PBB may not breach the 2 percent limit needed to get seats, and in any case, will play no significant role in the new parliament. Why? We can only say that it has already happened. Amien is on everybody's lips as Mr. Muhammadiyah (Muslim organization), the superclean, superenergetic, superserious new Natsir (the late prime minister), who addressed the students from the steps of the House of Representatives building on the day Soeharto stepped down from his presidency (May 21, 1998); his image has captured the modernist Muslim aliran for his new party.

To ordinary voters, Yusril is a blank, like Hamzah Haz of the United Development Party (PPP) and Akbar Tandjung.

The different, but equally compelling, images of Megawati and Gus Dur have driven out all rivals for their streams. Within the limits of the overriding aliran loyalties, people like to back winners.

It is still common to maintain that Golkar should not be written off; that even if it loses two-thirds of its 1997 votes, it would still be a big bloc in the House (24 percent, plus 80 percent from the ABRI fraction).

This seems to be nonsense, like the incomprehensible claim that Gus Dur "commands" 40 percent of the votes. Barely 3 percent of the poll respondents thought Habibie to be the most suitable president. So will Golkar disappear without a trace? Obviously there is no fun in being a candidate, campaigner or voter for the official government party, when everybody can see that after the election, it will not be the government any more. It would obviously have been better to have decently dissolved the party and its accursed symbols months ago.

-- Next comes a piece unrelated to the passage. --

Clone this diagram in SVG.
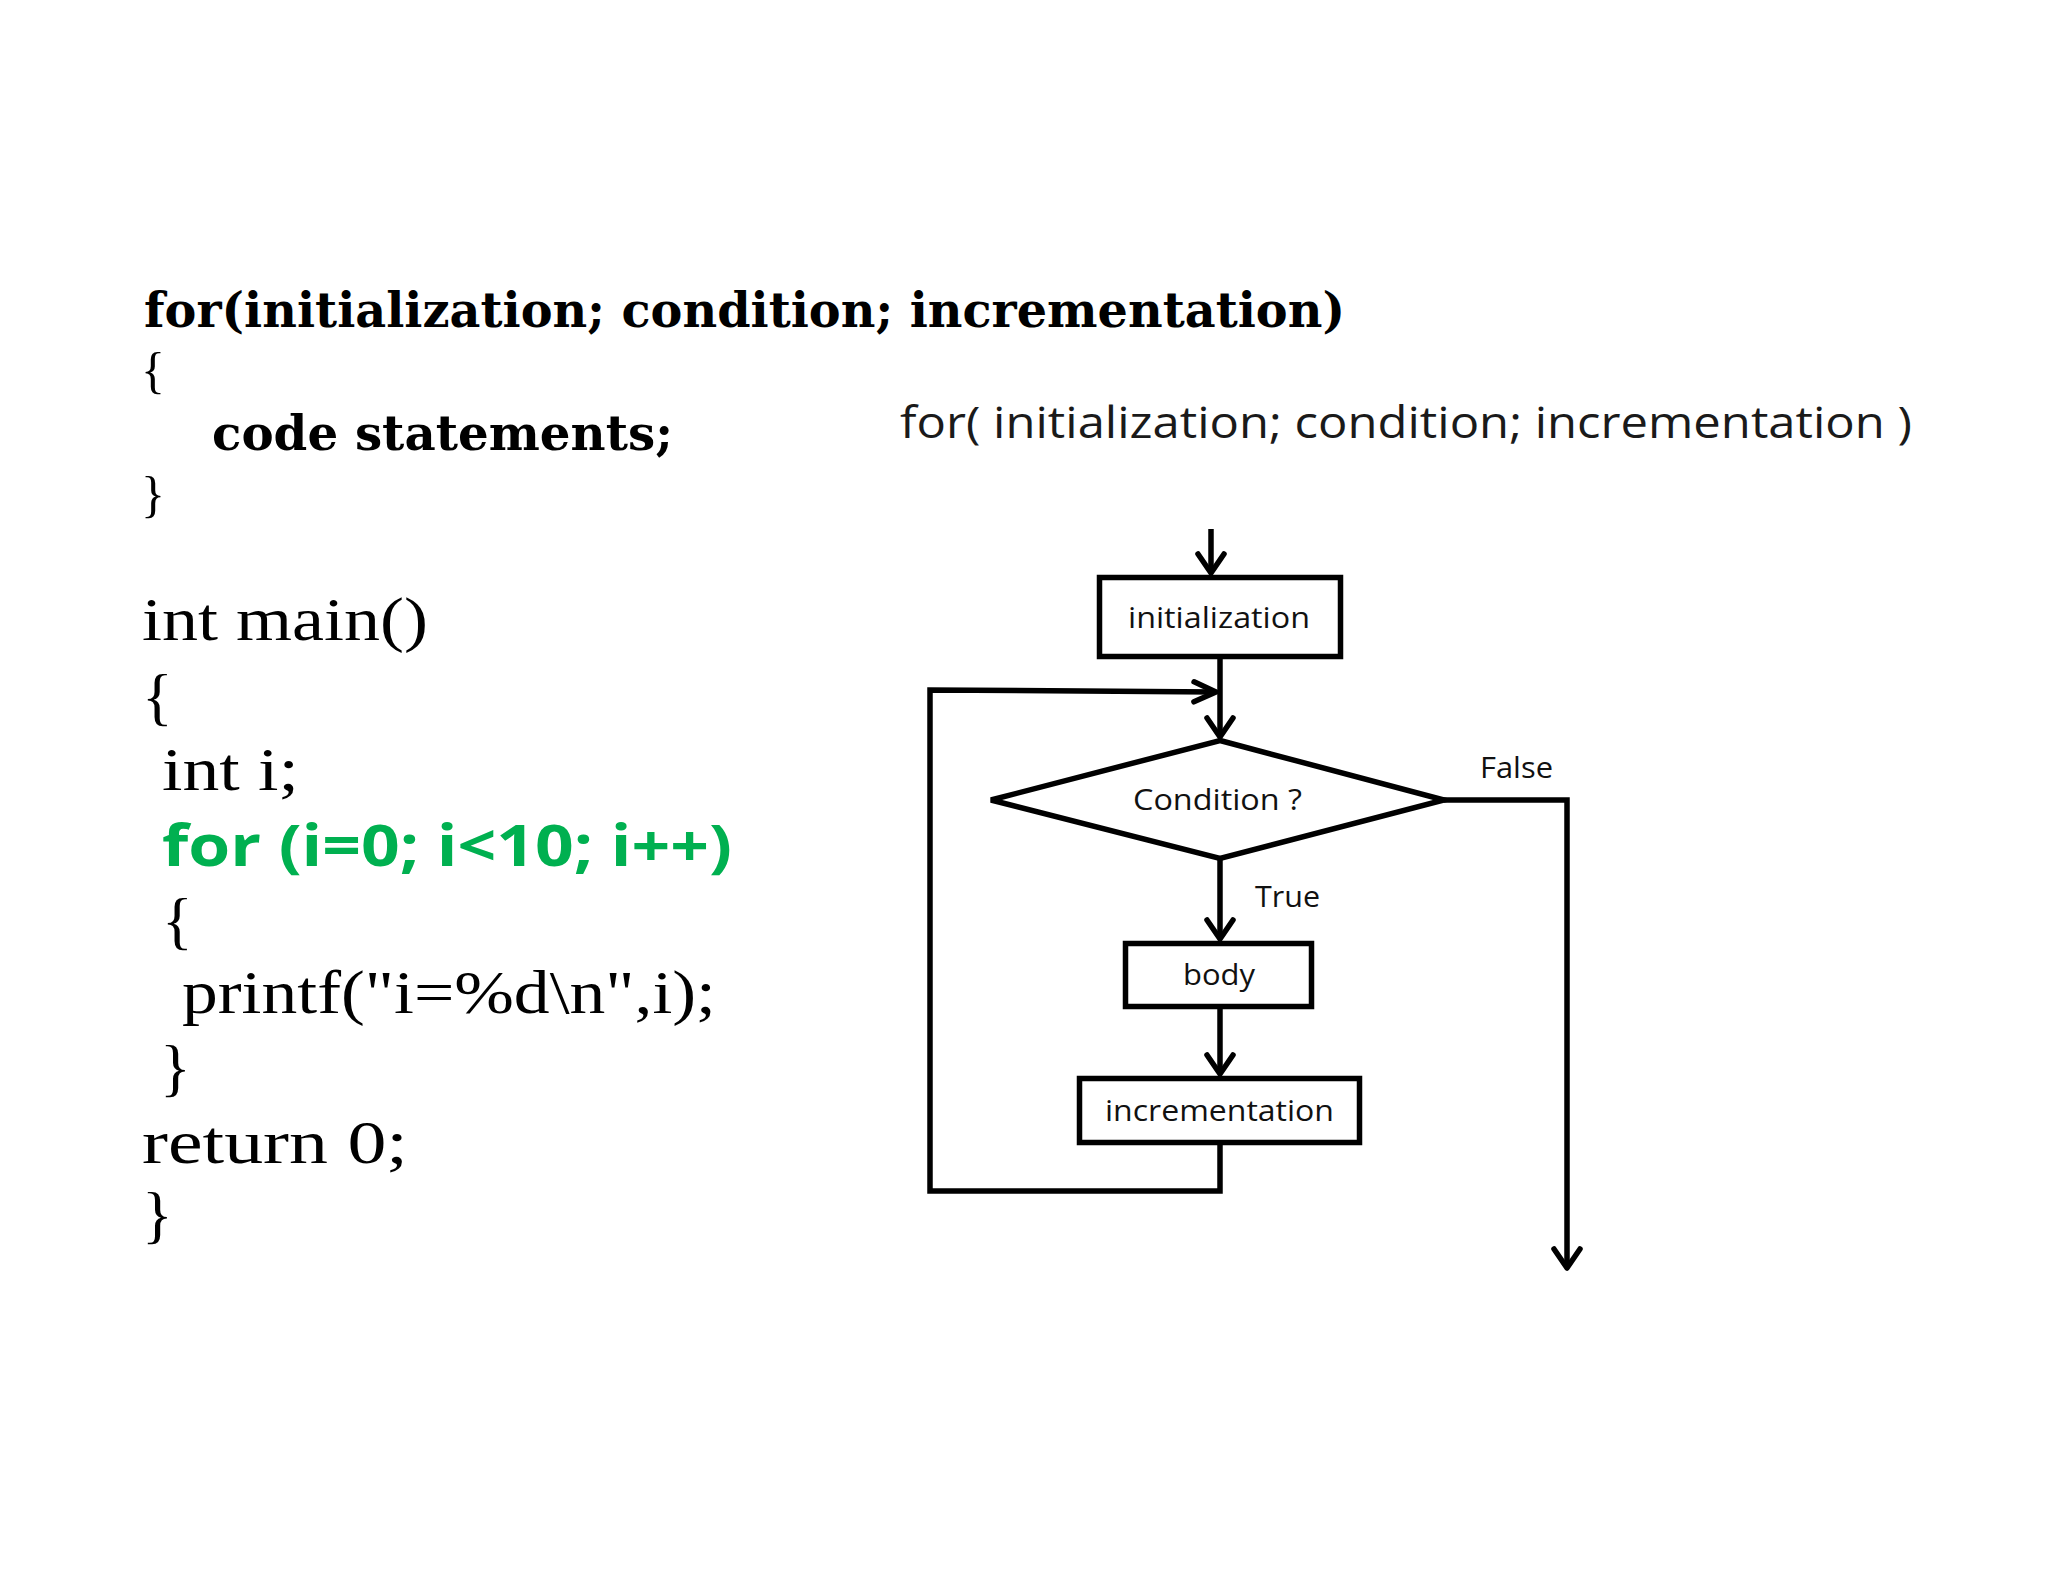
<svg xmlns="http://www.w3.org/2000/svg" width="2048" height="1582" viewBox="0 0 2048 1582">
  <style>
    .hb { font-family: "DejaVu Serif", "Liberation Serif", serif; font-weight: 700; font-size: 48px; fill: #000; }
    .br1 { font-family: "Liberation Serif", serif; font-size: 50px; fill: #000; }
    .code { font-family: "Liberation Serif", serif; font-size: 62px; fill: #000; }
    .br2 { font-family: "Liberation Serif", serif; font-size: 64px; fill: #000; }
    .green { font-family: "Open Sans", "Noto Sans", sans-serif; font-weight: 700; font-size: 58px; fill: #00B050; }
    .title { font-family: "Open Sans", "Noto Sans", sans-serif; font-size: 43px; fill: #1a1a1a; }
    .lbl { font-family: "Open Sans", "Noto Sans", sans-serif; font-size: 29px; fill: #111; }
    .shape { fill: #fff; stroke: #000; stroke-width: 5.5; stroke-linejoin: miter; }
    .conn { fill: none; stroke: #000; stroke-width: 5.5; stroke-linejoin: miter; }
  </style>
  <defs>
    <marker id="arrow" markerUnits="userSpaceOnUse" viewBox="-30 -20 40 40" markerWidth="40" markerHeight="40" refX="0" refY="0" orient="auto" overflow="visible">
      <path d="M-19,-13 L0,0 L-19,13" fill="none" stroke="#000" stroke-width="5.5" stroke-linejoin="round" stroke-linecap="round"/>
    </marker>
    <marker id="arrowH" markerUnits="userSpaceOnUse" viewBox="-30 -20 40 40" markerWidth="40" markerHeight="40" refX="0" refY="0" orient="auto" overflow="visible">
      <path d="M-22,-10 L0,0 L-22,10" fill="none" stroke="#000" stroke-width="5.5" stroke-linejoin="round" stroke-linecap="round"/>
    </marker>
  </defs>
  <rect x="0" y="0" width="2048" height="1582" fill="#fff"/>

  <g id="syntax-code">
    <text class="hb" x="144" y="327" textLength="1201" lengthAdjust="spacingAndGlyphs">for(initialization; condition; incrementation)</text>
    <text class="br1" x="141" y="387">{</text>
    <text class="hb" x="212" y="450" textLength="461" lengthAdjust="spacingAndGlyphs">code statements;</text>
    <text class="br1" x="141" y="511">}</text>
  </g>

  <g id="example-code">
    <text class="code" x="142" y="640" textLength="286" lengthAdjust="spacingAndGlyphs">int main()</text>
    <text class="br2" x="142" y="718">{</text>
    <text class="code" x="162" y="790" textLength="137" lengthAdjust="spacingAndGlyphs">int i;</text>
    <text class="green" x="162" y="866" textLength="570" lengthAdjust="spacingAndGlyphs">for (i=0; i&lt;10; i++)</text>
    <text class="br2" x="162" y="942">{</text>
    <text class="code" x="182" y="1013" textLength="534" lengthAdjust="spacingAndGlyphs">printf("i=%d\n",i);</text>
    <text class="br2" x="160" y="1089">}</text>
    <text class="code" x="142" y="1163" textLength="266" lengthAdjust="spacingAndGlyphs">return 0;</text>
    <text class="br2" x="142" y="1236">}</text>
  </g>

  <g id="flow-title">
    <text class="title" x="900" y="438" textLength="1012" lengthAdjust="spacingAndGlyphs">for( initialization; condition; incrementation )</text>
  </g>

  <g id="connectors">
    <path class="conn" d="M1211,529 L1211,573" marker-end="url(#arrow)"/>
    <path class="conn" d="M1220,659 L1220,737" marker-end="url(#arrow)"/>
    <path class="conn" d="M1220,1145 L1220,1191 L930,1191 L930,690 L1216,692" marker-end="url(#arrowH)"/>
    <path class="conn" d="M1220,860 L1220,939" marker-end="url(#arrow)"/>
    <path class="conn" d="M1220,1009 L1220,1074" marker-end="url(#arrow)"/>
    <path class="conn" d="M1444,800 L1567,800 L1567,1268" marker-end="url(#arrow)"/>
    <text class="lbl" x="1480" y="778" textLength="73" lengthAdjust="spacingAndGlyphs">False</text>
    <text class="lbl" x="1255" y="907" textLength="65" lengthAdjust="spacingAndGlyphs">True</text>
  </g>

  <g id="node-initialization">
    <rect class="shape" x="1099.5" y="577.5" width="241" height="79"/>
    <text class="lbl" x="1128" y="628" textLength="182" lengthAdjust="spacingAndGlyphs">initialization</text>
  </g>

  <g id="node-condition">
    <polygon class="shape" points="1220,740.5 1444,800 1220,858.5 991,800"/>
    <text class="lbl" x="1133" y="810" textLength="169" lengthAdjust="spacingAndGlyphs">Condition ?</text>
  </g>

  <g id="node-body">
    <rect class="shape" x="1125.5" y="943.5" width="186" height="63"/>
    <text class="lbl" x="1183" y="985" textLength="72" lengthAdjust="spacingAndGlyphs">body</text>
  </g>

  <g id="node-incrementation">
    <rect class="shape" x="1079.5" y="1078.5" width="280" height="64"/>
    <text class="lbl" x="1105" y="1121" textLength="229" lengthAdjust="spacingAndGlyphs">incrementation</text>
  </g>
</svg>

That this has not happened only shows that thousands still enjoy the party's patronage in central and regional councils, and that in the world in which they move, they think "established" parties like Golkar and PPP are bound to have an advantage over new parties. This is a fallacy. People are thirsting precisely for what is new. The notion that the unsophisticated villager will vote Golkar because it has a superb organization and vast finances, or because only they are visible to simple people, is nonsense.